Wir haben über viele Herausforderungen in der Logistik gesprochen. Können die einzelnen Regionen diese Themen überhaupt selbst bewältigen oder braucht es dafür Lösungen vom Bund?
Es braucht vor allem eine gute Kommunikation: Nur wenn alle beteiligten Stakeholder zusammenarbeiten, erhalten wir das beste Ergebnis. Der Bund sollte die Bundesländer und Gemeinden dabei unterstützen, effizientere und nachhaltigere Prozesse zu implementieren. Da die Bundesländer und Gemeinden in Österreich aber sehr unterschiedlich sind, kann es nicht die eine Lösung geben. Zum Beispiel macht es einen großen Unterschied, ob man Elektro-Lkw im Gebirge oder im Flachland einsetzen möchte.

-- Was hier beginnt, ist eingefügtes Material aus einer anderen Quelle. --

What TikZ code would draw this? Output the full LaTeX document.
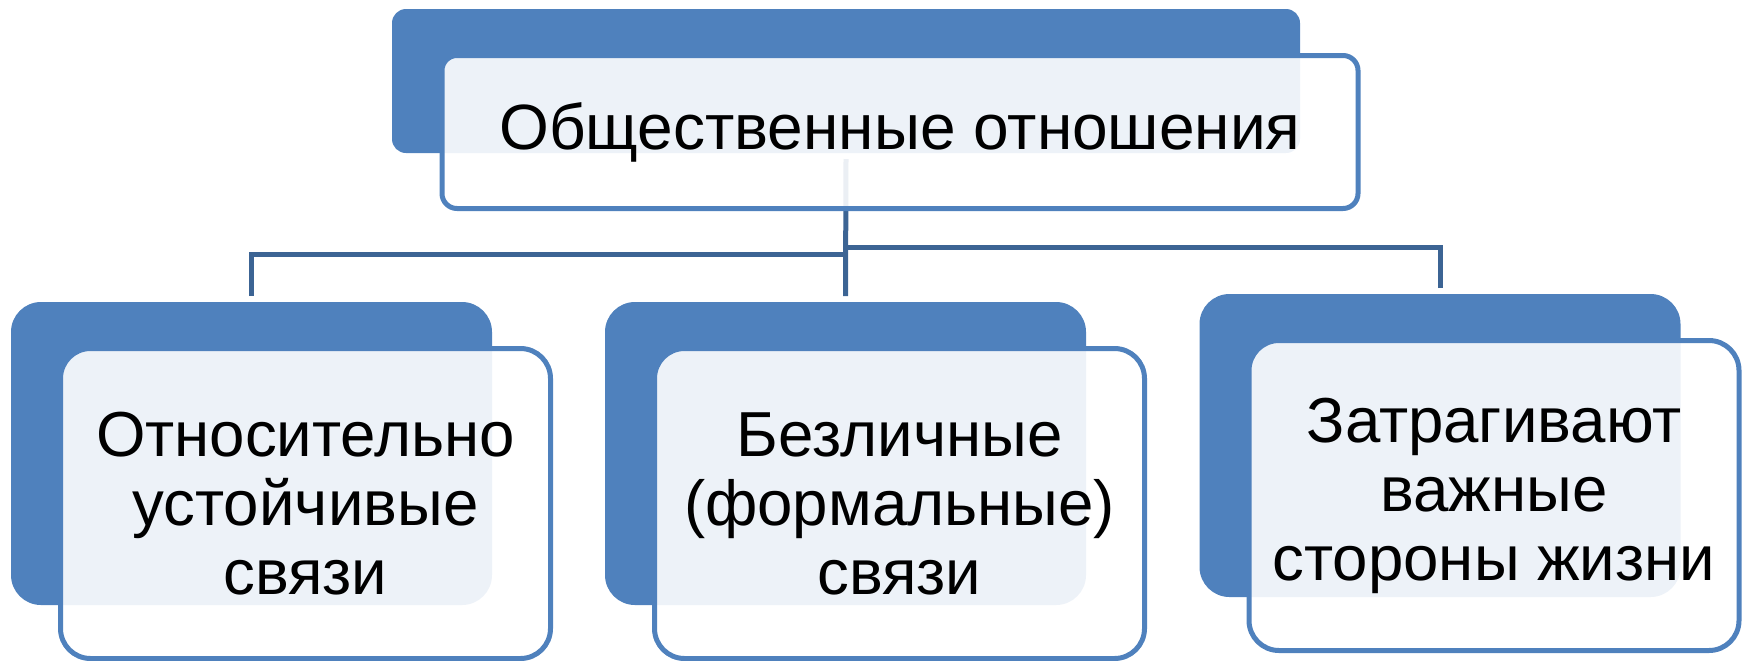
\documentclass[tikz,border=0pt]{standalone}
\usepackage{fontspec}
\setmainfont{Liberation Sans}
\usetikzlibrary{calc}

\definecolor{boxblue}{HTML}{4F81BD}
\definecolor{linkblue}{HTML}{3C6494}

\begin{document}
\begin{tikzpicture}[x=0.5pt, y=-0.5pt,
  back/.style={fill=boxblue, inner sep=0pt, outer sep=0pt},
  front/.style={draw=boxblue, line width=2.5pt, fill=white, fill opacity=0.9,
    text opacity=1, text=black, inner sep=0pt, outer sep=0pt, align=center},
  headback/.style={back, minimum width=454pt, minimum height=72pt, rounded corners=7pt},
  headfront/.style={front, minimum width=458pt, minimum height=76.5pt, rounded corners=7.5pt,
    font=\fontsize{32}{36}\selectfont},
  itemback/.style={back, minimum width=240.5pt, minimum height=151.5pt, rounded corners=15pt},
  itemfront/.style={front, minimum width=245pt, minimum height=155pt, rounded corners=15pt,
    font=\fontsize{31.8}{34.5}\selectfont},
  link/.style={draw=linkblue, line width=2.5pt}]
  \useasboundingbox (0,0) rectangle (1745,660);

  % back plates
  \node[headback] (headb) at (846,81) {};
  \node[itemback] (leftb) at (251.5,453.5) {};
  \node[itemback] (midb) at (845.5,453.5) {};
  \node[itemback] (rightb) at (1440,445.5) {};

  % connectors
  \draw[link] ($(headb.south)+(0,6)$) -- ($(midb.north)-(0,6)$);
  \draw[link] (leftb.north) ++(0,-6) |- ($(midb.north)-(0,48)$);
  \draw[link] (rightb.north) ++(0,-6) |- ($(rightb.north -| midb.north)-(0,47)$);

  % front plates
  \node[headfront] (headf) at ([shift={(54,51)}]headb.center) {Общественные отношения};
  \node[itemfront] (leftf) at ([shift={(54,50)}]leftb.center) {Относительно\\устойчивые\\связи};
  \node[itemfront] (midf) at ([shift={(54,50)}]midb.center) {Безличные\\(формальные)\\связи};
  \node[itemfront] (rightf) at ([shift={(54,50)}]rightb.center) {Затрагивают\\важные\\стороны жизни};
\end{tikzpicture}
\end{document}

Daher werden für unterschiedliche Regionen auch unterschiedliche Lösungen benötigt.
Welche Themen sollten in Österreich in Hinsicht auf Logistik diskutiert und umgesetzt werden, damit Österreich in zehn Jahren immer noch ein attraktiver Wirtschaftsstandort ist?

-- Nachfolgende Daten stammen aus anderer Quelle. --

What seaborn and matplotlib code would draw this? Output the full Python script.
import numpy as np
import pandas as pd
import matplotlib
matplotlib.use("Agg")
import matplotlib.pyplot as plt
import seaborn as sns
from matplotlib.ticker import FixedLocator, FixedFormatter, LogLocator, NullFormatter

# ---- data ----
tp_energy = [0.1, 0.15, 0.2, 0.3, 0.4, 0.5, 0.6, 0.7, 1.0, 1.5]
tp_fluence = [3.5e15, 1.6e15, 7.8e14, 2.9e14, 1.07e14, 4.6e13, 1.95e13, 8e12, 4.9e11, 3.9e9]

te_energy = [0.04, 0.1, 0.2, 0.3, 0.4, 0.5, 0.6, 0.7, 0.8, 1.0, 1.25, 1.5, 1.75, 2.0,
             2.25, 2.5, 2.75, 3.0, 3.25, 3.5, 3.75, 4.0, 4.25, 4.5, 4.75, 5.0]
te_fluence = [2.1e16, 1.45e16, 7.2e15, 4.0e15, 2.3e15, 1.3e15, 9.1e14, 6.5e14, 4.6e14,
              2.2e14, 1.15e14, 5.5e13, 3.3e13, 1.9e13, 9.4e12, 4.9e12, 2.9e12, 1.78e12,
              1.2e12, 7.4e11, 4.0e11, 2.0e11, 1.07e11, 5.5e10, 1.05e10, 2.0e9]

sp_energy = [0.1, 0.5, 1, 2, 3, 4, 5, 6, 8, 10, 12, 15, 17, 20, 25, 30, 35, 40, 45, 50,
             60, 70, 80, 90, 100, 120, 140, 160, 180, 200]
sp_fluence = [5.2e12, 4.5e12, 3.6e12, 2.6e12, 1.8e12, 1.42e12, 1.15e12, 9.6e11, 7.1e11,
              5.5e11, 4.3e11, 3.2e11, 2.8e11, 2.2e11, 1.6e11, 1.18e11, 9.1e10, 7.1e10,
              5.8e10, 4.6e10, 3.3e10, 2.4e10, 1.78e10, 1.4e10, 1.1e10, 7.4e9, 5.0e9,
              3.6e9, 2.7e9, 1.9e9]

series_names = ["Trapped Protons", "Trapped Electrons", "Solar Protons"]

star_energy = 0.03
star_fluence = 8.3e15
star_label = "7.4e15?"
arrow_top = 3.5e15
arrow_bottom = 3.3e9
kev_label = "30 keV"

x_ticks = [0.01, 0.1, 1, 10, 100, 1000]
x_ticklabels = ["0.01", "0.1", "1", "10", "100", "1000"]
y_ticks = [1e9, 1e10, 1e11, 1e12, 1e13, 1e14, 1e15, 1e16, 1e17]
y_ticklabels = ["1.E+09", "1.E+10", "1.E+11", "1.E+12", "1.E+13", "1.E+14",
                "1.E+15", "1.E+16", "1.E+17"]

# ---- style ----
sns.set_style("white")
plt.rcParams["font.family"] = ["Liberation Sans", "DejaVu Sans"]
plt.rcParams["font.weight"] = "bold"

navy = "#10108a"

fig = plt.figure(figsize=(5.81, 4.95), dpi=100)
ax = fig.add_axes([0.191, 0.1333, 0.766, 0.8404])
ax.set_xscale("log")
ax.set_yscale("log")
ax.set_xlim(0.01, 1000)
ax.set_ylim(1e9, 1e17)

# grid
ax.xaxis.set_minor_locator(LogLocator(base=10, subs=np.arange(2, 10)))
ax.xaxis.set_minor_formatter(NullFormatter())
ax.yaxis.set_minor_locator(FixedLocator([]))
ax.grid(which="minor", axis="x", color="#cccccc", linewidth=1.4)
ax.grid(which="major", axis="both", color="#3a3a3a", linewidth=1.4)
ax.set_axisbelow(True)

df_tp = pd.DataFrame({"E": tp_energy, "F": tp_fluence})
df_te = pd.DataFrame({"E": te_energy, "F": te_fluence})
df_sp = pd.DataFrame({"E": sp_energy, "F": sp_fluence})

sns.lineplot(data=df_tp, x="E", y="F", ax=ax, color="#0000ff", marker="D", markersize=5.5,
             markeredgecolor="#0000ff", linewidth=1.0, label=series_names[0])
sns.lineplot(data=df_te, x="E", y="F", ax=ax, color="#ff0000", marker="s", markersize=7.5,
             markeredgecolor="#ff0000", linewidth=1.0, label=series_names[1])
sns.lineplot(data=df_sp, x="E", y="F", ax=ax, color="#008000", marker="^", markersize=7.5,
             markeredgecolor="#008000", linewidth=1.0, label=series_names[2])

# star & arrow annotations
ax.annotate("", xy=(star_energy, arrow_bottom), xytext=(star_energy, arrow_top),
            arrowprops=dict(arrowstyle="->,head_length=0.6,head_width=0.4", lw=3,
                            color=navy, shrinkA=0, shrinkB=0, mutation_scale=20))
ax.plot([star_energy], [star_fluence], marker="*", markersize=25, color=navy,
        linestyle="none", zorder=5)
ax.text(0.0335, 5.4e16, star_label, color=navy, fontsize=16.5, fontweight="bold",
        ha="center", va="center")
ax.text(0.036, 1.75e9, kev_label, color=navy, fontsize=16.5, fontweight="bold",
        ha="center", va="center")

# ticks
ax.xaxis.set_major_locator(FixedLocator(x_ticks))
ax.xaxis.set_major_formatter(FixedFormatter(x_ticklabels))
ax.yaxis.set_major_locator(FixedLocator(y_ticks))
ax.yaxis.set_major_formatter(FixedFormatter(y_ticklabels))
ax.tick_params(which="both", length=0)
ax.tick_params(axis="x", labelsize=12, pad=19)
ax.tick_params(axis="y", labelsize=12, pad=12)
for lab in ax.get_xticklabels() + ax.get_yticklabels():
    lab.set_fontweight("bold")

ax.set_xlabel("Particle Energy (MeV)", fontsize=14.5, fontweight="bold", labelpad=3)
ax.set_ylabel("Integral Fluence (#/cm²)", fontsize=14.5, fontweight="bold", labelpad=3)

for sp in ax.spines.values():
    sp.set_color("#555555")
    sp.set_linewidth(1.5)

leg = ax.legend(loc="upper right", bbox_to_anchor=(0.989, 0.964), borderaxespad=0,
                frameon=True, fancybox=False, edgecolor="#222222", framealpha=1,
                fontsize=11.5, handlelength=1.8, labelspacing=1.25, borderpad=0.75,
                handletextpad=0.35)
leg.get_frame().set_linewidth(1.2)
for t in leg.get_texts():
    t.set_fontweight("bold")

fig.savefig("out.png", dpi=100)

Österreich ist einer der großen europäischen Kreuzungspunkte und liegt auf mehreren Korridoren des transeuropäischen Verkehrsnetzes (TEN-T-Korridore). Um diesem Status gerecht zu werden und den inner-europäischen Handel zu unterstützen, müssen wir uns im Ausbau der Infrastrukturnetze auch über unsere Grenzen hinaus weiter engagieren. Im Sinne der Bevölkerung muss es gelingen, die Rolle Österreichs als Transitland auf nachhaltige Art und Weise zu gestalten. Und dabei geht es wieder um ökologische, ökonomische und soziale Nachhaltigkeit. Dazu gehören nicht nur Investitionen in die Bahn, sondern auch in alternative Treibstoffe wie Bio-Fuels, LNG, Wasserstoff und dazugehörige Tankstellennetzwerke. Wir müssen uns auf unsere Stärken fokussieren und zeitgleich an unseren Schwächen arbeiten – dafür ist ALI eine objektive und detaillierte Entscheidungshilfe.